▸ What to do:
Read through the data and report every line in which the word "React" occurs.

▸ Dataset section:
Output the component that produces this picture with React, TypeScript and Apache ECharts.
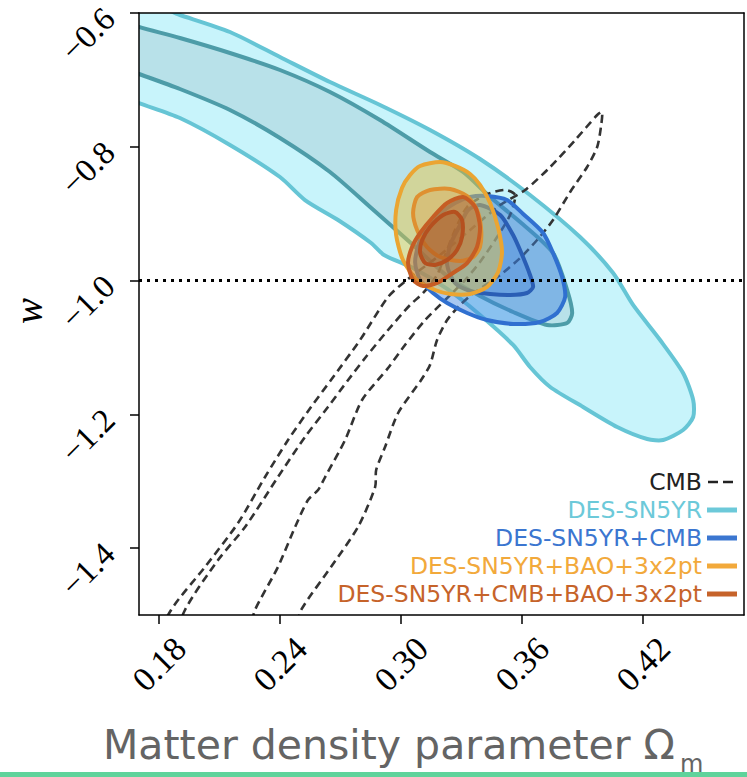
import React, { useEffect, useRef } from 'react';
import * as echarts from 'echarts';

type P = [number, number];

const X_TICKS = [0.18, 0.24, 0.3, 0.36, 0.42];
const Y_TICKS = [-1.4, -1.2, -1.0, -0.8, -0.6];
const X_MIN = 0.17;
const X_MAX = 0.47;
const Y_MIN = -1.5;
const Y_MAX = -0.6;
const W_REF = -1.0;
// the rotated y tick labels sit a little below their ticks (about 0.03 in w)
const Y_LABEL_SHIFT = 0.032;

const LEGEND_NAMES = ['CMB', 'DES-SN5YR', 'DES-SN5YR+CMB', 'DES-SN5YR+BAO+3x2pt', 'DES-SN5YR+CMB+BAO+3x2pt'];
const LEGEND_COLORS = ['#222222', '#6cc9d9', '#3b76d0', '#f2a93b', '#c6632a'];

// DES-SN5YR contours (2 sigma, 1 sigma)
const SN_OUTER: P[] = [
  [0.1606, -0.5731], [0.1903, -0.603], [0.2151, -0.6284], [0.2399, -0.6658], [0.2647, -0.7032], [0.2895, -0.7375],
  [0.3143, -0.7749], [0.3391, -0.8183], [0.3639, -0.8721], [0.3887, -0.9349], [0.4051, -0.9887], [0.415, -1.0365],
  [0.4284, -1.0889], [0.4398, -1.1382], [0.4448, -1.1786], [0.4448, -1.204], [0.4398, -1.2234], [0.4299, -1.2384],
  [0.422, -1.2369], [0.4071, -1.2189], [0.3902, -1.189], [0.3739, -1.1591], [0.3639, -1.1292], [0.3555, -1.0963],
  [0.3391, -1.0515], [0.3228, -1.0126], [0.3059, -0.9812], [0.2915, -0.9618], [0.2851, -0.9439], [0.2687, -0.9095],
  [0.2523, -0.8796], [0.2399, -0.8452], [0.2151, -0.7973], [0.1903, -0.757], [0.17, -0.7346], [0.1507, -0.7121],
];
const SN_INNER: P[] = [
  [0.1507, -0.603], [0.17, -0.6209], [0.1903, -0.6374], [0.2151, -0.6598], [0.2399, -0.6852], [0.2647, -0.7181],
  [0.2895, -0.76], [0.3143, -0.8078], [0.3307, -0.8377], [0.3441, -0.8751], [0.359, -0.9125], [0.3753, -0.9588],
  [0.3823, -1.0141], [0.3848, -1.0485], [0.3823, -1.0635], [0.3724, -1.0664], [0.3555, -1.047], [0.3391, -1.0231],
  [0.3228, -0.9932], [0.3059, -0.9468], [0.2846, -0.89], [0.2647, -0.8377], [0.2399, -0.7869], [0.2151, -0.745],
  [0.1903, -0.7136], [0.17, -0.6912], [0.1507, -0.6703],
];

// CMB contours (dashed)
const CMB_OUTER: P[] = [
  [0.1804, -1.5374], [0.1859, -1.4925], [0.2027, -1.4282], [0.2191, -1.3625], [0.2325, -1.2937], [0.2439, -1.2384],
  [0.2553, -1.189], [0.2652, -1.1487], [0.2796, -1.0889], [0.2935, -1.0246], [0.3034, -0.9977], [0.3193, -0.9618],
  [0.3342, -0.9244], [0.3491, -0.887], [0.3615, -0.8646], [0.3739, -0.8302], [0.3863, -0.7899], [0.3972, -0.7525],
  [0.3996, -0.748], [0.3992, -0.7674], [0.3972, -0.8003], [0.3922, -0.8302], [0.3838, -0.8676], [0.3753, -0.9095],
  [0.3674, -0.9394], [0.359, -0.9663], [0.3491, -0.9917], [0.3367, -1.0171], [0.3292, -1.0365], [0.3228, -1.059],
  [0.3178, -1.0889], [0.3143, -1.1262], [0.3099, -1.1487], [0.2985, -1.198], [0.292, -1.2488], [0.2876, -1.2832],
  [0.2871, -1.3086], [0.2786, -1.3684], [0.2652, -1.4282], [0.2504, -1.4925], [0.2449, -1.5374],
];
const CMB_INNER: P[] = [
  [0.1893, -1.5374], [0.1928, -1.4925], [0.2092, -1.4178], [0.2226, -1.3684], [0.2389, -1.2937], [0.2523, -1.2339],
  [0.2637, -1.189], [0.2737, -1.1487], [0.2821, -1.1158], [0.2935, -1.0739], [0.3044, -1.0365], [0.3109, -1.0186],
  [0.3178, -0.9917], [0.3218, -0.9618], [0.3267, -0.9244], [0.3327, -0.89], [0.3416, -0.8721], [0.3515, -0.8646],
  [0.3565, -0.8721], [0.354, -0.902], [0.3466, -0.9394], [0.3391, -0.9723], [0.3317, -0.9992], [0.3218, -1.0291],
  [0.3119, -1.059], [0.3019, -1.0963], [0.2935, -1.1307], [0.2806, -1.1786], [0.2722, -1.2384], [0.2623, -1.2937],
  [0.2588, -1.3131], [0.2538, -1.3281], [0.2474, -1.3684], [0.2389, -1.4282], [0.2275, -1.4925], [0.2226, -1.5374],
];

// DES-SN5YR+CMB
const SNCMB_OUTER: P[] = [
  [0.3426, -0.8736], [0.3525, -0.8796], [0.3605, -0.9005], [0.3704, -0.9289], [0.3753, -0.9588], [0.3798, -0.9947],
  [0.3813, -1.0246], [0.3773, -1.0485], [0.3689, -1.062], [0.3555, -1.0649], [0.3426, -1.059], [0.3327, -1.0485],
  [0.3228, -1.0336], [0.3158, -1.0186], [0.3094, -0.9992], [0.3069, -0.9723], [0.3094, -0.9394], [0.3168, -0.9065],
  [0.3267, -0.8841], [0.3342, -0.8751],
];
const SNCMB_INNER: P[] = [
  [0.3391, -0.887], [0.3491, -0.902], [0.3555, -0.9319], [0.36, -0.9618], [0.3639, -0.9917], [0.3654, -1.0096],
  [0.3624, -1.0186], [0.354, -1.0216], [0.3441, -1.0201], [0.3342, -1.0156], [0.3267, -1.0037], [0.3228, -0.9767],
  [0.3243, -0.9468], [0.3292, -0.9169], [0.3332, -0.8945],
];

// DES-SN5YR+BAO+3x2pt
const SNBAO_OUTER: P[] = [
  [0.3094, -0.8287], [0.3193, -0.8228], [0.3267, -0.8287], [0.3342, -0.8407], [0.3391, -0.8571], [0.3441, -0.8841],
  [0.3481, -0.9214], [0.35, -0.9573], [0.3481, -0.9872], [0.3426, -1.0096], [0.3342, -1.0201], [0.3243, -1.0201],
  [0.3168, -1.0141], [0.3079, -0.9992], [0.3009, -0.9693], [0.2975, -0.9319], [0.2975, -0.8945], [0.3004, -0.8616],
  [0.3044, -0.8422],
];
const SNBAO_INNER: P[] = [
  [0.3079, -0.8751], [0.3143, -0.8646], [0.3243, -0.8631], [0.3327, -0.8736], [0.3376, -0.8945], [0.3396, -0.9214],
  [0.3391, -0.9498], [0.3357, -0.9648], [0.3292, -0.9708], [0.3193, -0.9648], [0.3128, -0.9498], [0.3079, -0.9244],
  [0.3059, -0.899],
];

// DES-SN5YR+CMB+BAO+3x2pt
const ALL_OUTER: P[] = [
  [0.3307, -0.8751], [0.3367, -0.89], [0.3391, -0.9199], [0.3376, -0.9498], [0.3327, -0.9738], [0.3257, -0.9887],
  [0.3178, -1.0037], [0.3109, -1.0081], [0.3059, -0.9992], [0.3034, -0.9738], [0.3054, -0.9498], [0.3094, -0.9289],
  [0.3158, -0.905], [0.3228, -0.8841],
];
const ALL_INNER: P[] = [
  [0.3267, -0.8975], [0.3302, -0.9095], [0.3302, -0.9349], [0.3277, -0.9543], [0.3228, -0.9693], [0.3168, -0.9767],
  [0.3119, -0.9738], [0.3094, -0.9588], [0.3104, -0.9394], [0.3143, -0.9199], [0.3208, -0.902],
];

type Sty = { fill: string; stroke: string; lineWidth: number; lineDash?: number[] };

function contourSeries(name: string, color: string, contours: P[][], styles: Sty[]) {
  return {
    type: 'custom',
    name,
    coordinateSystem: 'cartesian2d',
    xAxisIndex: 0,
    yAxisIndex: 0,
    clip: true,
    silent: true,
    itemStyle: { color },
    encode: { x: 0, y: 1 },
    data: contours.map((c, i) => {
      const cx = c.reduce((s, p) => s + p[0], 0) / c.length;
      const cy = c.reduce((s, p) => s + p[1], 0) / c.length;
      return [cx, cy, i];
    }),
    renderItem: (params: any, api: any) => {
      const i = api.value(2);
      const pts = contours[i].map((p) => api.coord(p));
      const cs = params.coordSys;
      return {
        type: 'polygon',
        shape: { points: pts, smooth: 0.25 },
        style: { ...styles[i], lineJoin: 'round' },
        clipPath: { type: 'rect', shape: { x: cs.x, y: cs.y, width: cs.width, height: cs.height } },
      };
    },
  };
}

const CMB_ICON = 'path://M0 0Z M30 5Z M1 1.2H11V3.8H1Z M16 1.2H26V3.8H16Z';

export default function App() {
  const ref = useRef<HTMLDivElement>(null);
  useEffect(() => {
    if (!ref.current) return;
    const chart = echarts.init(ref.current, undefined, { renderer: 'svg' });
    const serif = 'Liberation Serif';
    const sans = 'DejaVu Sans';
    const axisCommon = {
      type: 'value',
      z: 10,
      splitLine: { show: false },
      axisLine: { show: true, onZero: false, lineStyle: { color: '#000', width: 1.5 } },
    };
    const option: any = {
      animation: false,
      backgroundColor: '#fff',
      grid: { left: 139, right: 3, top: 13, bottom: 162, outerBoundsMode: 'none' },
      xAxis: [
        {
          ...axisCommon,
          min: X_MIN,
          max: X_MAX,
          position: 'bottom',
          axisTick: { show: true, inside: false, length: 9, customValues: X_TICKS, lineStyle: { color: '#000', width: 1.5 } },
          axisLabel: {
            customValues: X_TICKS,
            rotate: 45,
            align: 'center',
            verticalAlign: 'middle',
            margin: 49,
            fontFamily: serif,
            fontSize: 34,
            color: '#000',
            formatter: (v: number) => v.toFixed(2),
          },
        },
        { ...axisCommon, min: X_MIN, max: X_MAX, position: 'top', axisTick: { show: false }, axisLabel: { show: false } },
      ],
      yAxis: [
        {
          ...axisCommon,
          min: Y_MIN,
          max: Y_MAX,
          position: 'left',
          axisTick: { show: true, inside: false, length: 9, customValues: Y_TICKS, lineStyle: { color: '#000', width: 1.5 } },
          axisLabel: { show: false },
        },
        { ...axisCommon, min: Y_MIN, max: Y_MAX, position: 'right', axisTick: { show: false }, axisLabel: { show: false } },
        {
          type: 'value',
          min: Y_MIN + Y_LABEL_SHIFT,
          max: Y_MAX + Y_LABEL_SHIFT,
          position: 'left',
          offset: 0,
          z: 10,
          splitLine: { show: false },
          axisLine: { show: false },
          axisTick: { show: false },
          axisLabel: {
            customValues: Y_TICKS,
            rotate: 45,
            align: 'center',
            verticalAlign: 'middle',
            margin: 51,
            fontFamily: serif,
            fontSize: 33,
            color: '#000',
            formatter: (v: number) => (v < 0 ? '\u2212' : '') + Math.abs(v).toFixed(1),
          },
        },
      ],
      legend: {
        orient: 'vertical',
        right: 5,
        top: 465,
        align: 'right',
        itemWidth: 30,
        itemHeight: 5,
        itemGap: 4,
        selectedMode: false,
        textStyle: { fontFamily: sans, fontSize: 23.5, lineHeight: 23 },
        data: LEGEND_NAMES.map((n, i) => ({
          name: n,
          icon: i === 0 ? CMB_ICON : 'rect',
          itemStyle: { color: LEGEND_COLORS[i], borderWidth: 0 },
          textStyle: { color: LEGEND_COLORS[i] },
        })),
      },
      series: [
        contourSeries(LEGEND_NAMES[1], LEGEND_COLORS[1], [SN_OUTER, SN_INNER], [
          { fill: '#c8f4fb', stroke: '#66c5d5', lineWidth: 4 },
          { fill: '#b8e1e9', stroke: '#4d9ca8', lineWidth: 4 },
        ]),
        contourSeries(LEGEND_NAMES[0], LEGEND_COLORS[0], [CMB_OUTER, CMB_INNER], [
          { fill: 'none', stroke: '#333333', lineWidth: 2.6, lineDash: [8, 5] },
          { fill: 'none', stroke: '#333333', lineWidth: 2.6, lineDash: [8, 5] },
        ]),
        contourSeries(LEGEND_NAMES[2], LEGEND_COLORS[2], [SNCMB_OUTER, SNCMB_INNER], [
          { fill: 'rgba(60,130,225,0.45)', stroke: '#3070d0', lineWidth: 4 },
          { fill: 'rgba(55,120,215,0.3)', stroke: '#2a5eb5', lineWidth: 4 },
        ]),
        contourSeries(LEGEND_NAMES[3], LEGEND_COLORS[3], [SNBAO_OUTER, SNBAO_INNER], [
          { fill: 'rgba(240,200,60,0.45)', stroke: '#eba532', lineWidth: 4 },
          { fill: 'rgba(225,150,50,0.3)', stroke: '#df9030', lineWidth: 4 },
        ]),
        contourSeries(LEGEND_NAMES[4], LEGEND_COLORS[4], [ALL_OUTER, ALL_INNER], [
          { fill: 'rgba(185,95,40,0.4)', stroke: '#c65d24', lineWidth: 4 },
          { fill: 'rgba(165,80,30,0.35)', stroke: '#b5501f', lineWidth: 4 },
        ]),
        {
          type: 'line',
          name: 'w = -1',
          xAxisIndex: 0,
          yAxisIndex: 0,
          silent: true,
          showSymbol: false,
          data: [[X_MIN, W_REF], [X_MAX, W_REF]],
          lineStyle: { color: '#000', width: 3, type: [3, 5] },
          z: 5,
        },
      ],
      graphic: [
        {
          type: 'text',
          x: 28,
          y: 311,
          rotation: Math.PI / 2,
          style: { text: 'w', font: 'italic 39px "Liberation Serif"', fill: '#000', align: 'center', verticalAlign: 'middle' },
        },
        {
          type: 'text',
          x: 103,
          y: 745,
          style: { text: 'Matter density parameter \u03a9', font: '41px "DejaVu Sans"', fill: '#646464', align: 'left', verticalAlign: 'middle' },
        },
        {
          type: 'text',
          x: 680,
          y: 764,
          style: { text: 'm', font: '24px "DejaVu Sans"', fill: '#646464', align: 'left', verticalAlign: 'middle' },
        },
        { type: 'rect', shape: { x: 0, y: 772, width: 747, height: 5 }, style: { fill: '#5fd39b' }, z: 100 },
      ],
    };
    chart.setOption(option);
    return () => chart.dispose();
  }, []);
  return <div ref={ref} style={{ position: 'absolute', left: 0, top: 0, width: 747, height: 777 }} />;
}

▸ Task output:
Output the component that produces this picture with React, TypeScript and Apache ECharts.
import React, { useEffect, useRef } from 'react';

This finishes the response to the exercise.